Die Vorsitzende Tamašauskienė erklärte, daß sie die Erziehung der Kinder durch Žukauskaitė nicht dulden werde. Sollten bei ihr auch nur drei Kinder angetroffen werden, würde dies eine weit strengere Strafe als die einer Geld­buße nach sich ziehen.
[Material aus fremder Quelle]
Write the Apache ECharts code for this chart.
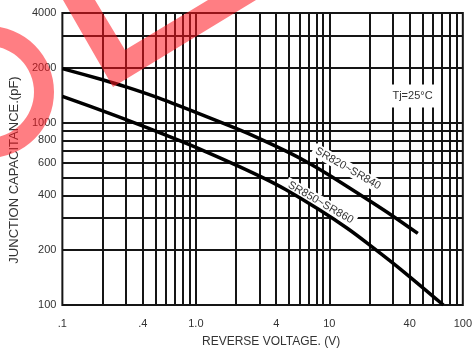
<!DOCTYPE html>
<html>
<head>
<meta charset="utf-8">
<script src="https://cdn.jsdelivr.net/npm/echarts@6/dist/echarts.min.js"></script>
<style>
html,body{margin:0;padding:0;background:#fff;}
#chart{width:475px;height:353px;}
</style>
</head>
<body>
<div id="chart"></div>
<script>
// ---- data ----
var upperName = 'SR820~SR840';
var upperX = [0.1, 0.2, 0.3, 0.5, 1, 2, 3, 5, 7, 10, 20, 30, 46];
var upperY = [1980, 1721, 1574, 1387, 1141, 930, 818, 685, 601, 515, 373, 307, 247];

var lowerName = 'SR850~SR860';
var lowerX = [0.1, 0.22, 0.43, 0.74, 1.16, 2.04, 3.2, 4.7, 8.3, 13.7, 19, 33.5, 71.5];
var lowerY = [1394, 1133, 940, 802, 699, 582, 498, 430, 335, 263, 220, 159, 100];

var xGridValues = [0.2,0.3,0.4,0.5,0.6,0.7,0.8,0.9,1,2,3,4,5,6,7,8,9,10,20,30,40,50,60,70,80,90];
var yGridValues = [200,300,400,500,600,700,800,900,1000,2000,3000];

var xTickValues = [0.1, 0.4, 1, 4, 10, 40, 100];
var xTickLabels = ['.1', '.4', '1.0', '4', '10', '40', '100'];
var yTickValues = [100, 200, 400, 600, 800, 1000, 2000, 4000];
var yTickLabels = ['100', '200', '400', '600', '800', '1000', '2000', '4000'];

var tempNote = 'Tj=25°C';

// ---- helpers ----
function findLabel(vals, labels, v) {
  for (var i = 0; i < vals.length; i++) {
    if (Math.abs(Math.log10(vals[i]) - Math.log10(v)) < 1e-6) return labels[i];
  }
  return null;
}
function pairs(xs, ys) { return xs.map(function (x, i) { return [x, ys[i]]; }); }

var FONT = 'Liberation Sans';
var TXT = '#333';
var LINE = '#151515';

var gridLines = [];
xGridValues.forEach(function (v) {
  var t = findLabel(xTickValues, xTickLabels, v);
  var isDecade = Math.abs(Math.log10(v) - Math.round(Math.log10(v))) < 1e-6;
  gridLines.push({
    xAxis: v,
    label: { show: !!t && !isDecade, formatter: t || '', position: 'start', distance: 13,
             fontSize: 11, color: TXT, fontFamily: FONT }
  });
});
yGridValues.forEach(function (v) {
  var t = findLabel(yTickValues, yTickLabels, v);
  var isDecade = Math.abs(Math.log10(v) - Math.round(Math.log10(v))) < 1e-6;
  gridLines.push({
    yAxis: v,
    label: { show: !!t && !isDecade, formatter: t || '', position: 'start', distance: 6,
             fontSize: 11, color: TXT, fontFamily: FONT }
  });
});

var chart = echarts.init(document.getElementById('chart'), null, { renderer: 'canvas' });

var annLabel = function (rot) {
  return { show: true, position: 'inside', rotate: rot, color: TXT, fontSize: 11, fontFamily: FONT,
           backgroundColor: '#fff', padding: [1, 3], formatter: function (p) { return p.name; } };
};

chart.setOption({
  animation: false,
  backgroundColor: '#fff',
  textStyle: { fontFamily: FONT },
  grid: { left: 54, right: 10, top: 13, bottom: 48, show: true, borderColor: LINE, borderWidth: 2,
          backgroundColor: 'transparent' },
  xAxis: {
    type: 'log', logBase: 10, min: 0.1, max: 100,
    axisLine: { show: false }, axisTick: { show: false }, splitLine: { show: false },
    axisLabel: { margin: 13, fontSize: 11, color: TXT, fontFamily: FONT,
                 formatter: function (v) { return findLabel(xTickValues, xTickLabels, v) || ''; } },
    name: 'REVERSE VOLTAGE. (V)', nameLocation: 'middle', nameGap: 31,
    nameTextStyle: { fontSize: 12, color: TXT, fontFamily: FONT, padding: [0, 0, 0, 17] }
  },
  yAxis: {
    type: 'log', logBase: 10, min: 100, max: 4000,
    axisLine: { show: false }, axisTick: { show: false }, splitLine: { show: false },
    axisLabel: { margin: 6, fontSize: 11, color: TXT, fontFamily: FONT,
                 formatter: function (v) { return findLabel(yTickValues, yTickLabels, v) || ''; } },
    name: 'JUNCTION CAPACITANCE.(pF)', nameLocation: 'middle', nameGap: 36,
    nameTextStyle: { fontSize: 13, color: TXT, fontFamily: FONT, padding: [0, 22, 0, 0] }
  },
  series: [
    {
      name: upperName, type: 'line', data: pairs(upperX, upperY), smooth: 0.3,
      showSymbol: false, symbol: 'none', z: 4,
      lineStyle: { color: '#000', width: 3.5 },
      markLine: {
        silent: true, symbol: ['none', 'none'], z: 1, animation: false,
        lineStyle: { color: LINE, width: 2, type: 'solid' },
        emphasis: { disabled: true },
        data: gridLines
      },
      markPoint: {
        silent: true, z: 2, symbol: 'rect', symbolSize: 1,
        itemStyle: { color: 'rgba(0,0,0,0)' },
        label: annLabel(-30),
        data: [
          { name: upperName, coord: [13.8, 560] },
          { name: lowerName, coord: [8.6, 365] }
        ]
      }
    },
    {
      name: lowerName, type: 'line', data: pairs(lowerX, lowerY), smooth: 0.3,
      showSymbol: false, symbol: 'none', z: 4,
      lineStyle: { color: '#000', width: 3.5 },
      markPoint: {
        silent: true, z: 2, symbol: 'rect', symbolSize: 1,
        itemStyle: { color: 'rgba(0,0,0,0)' },
        label: { show: true, position: 'inside', color: TXT, fontSize: 11, fontFamily: FONT,
                 backgroundColor: '#fff', padding: [6, 8], formatter: function (p) { return p.name; } },
        data: [ { name: tempNote, coord: [42, 1400] } ]
      }
    }
  ],
  graphic: [
    { type: 'ring', z: 100, silent: true,
      shape: { cx: -12, cy: 92, r: 66, r0: 46 },
      style: { fill: 'rgba(255,20,30,0.55)' } },
    { type: 'polygon', z: 100, silent: true,
      shape: { points: [[63, 0], [113, 87], [256, 0], [208, 0], [125, 50], [95, 0]] },
      style: { fill: 'rgba(255,20,30,0.55)' } }
  ]
});
</script>
</body>
</html>
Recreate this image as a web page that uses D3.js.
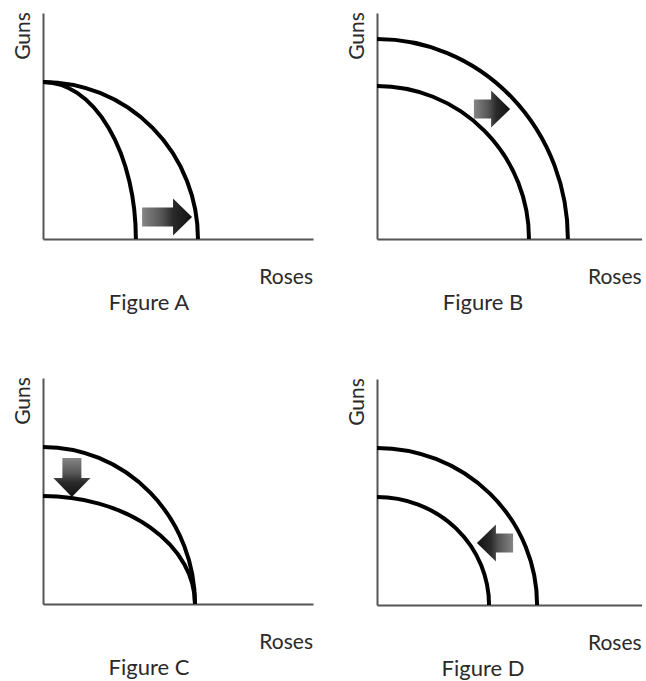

Als festgestellt worden war, daß der Verdienst von E. Žukauskaitė 80 Rubel beträgt, erhob die Adiministrationskommission eine Geldbuße von 40 Ru­beln.

Beschluß

zu dem Administrationsverfahren Nr. 1113 vom 22. Oktober 1975

Die Administrationskommission bei dem Exekutivkomitee des Požėla-Ra-yons von Kaunas (Vorsitzender: Stasiulynas, Sekretär: Simelevičienė, Mit­glieder: Kaune, Tamoliūnienė, Čivas) ist nach Behandlung des Administra­tionsverfahrens Nr. 1113 in einer öffentlichen Sitzung zu der Feststellung ge­kommen, daß die Bürgerin Žukauskaitė, Eugenija, Tochter des Leonas (Wohnsitz: Sedos g. Nr. 7-1, Arbeitsplatz: das Zibertas-Seide-Industrie-kombinat), Kindern Katechismus-Unterricht erteilt und damit gegen den Er­laß des Präsidiums des Obersten Sowjets der Litauischen SSR vom 12. Mai 1966 verstoßen hat.

Die Administrationskommission faßte den Beschluß, der Bürgerin E. Žukaus­kaitė ein Bußgeld von 40 Rubeln aufzuerlegen. Das Bußgeld muß in die Filiale der Staatsbank in Kaunas eingezahlt werden, und zwar innerhalb einer Frist von 15 Tagen nach Einhändigung der Kopie dieses Beschlusses. „Zahl das Bußgeld ein und zeig dann die Quittung vor", mahnte sie die Vorsitzende Tamašauskienė.

„Ich wundere mich, daß ich in dem allerdemokratischsten Land der Welt wegen meines Glaubens verhört und bestraft werde", mit diesen Worten ver­ließ Žukauskaitė den Sitzungssaal und die entrüsteten Kommissionsmitglie­der.